The dirty little secret of Sony Home Video’s recently-released Nickelodeon DVD is that neither of the two versions — the original color release plus the new monochrome re-do from the hand of director Peter Bogdanovich and Sony restoration guru Grover Crisp — are very attractive.


Snap of monochrome Nickelodeon as it appears on my 42-inch plasma.

Okay, the black-and-white version looks a bit crisper and more distinctive at times, but at other times it seems a wee bit murky and shadowy. Look at any old-time black and white film and you’ll notice how carefully lit everything is; how every last detail is crisp and precise and easy to eyeball. The black-and-white Nickelodeon doesn’t have this quality. It lacks that silver-nitrate polish, and looks, in fact, like a color print that’s been adjusted down to monochrome, which is more or less what it is.
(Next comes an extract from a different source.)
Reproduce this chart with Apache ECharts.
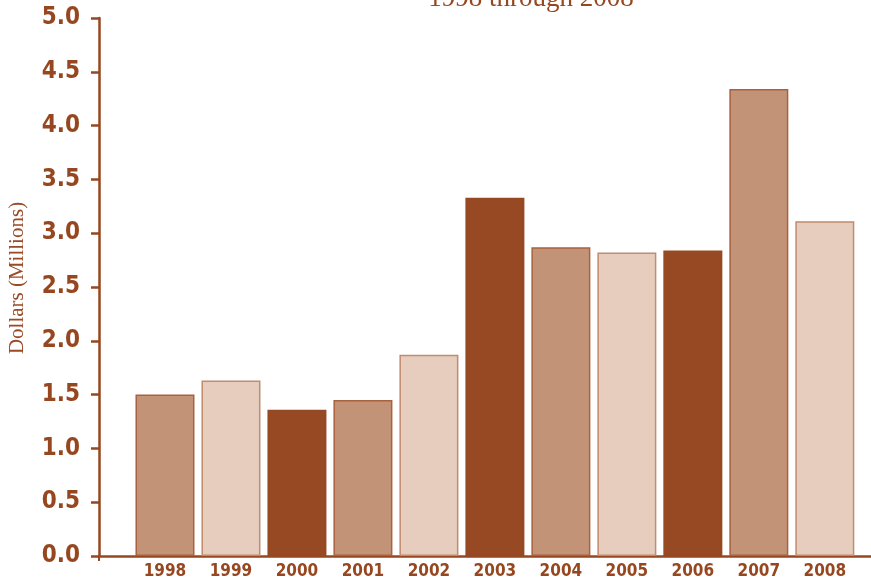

On top of which this recreation of old-time, pre-Birth of the Nation Hollywood filmmaking looks wrong in a 16 x 9 aspect ratio. Bogdanovich asked for the remastering so the film would finally be seen in black and white (which is what he originally wanted when he first made it in ’75 or thereabouts) because it seems to blend with the era. But why didn’t he also push for a 1.33 to 1 aspect ratio, which is closer to how films appeared in the early days? If Bogdanovich had been a real stickler for mood and atmosphere he would have pushed for the even-boxier aspect ratio of silent films.

He shot Nickelodeon at a much taller aspect ratio anyway with information cropped off at the top and bottom; you can tell this right away from the crammed-into-a-small-space Columbia logo at the beginning.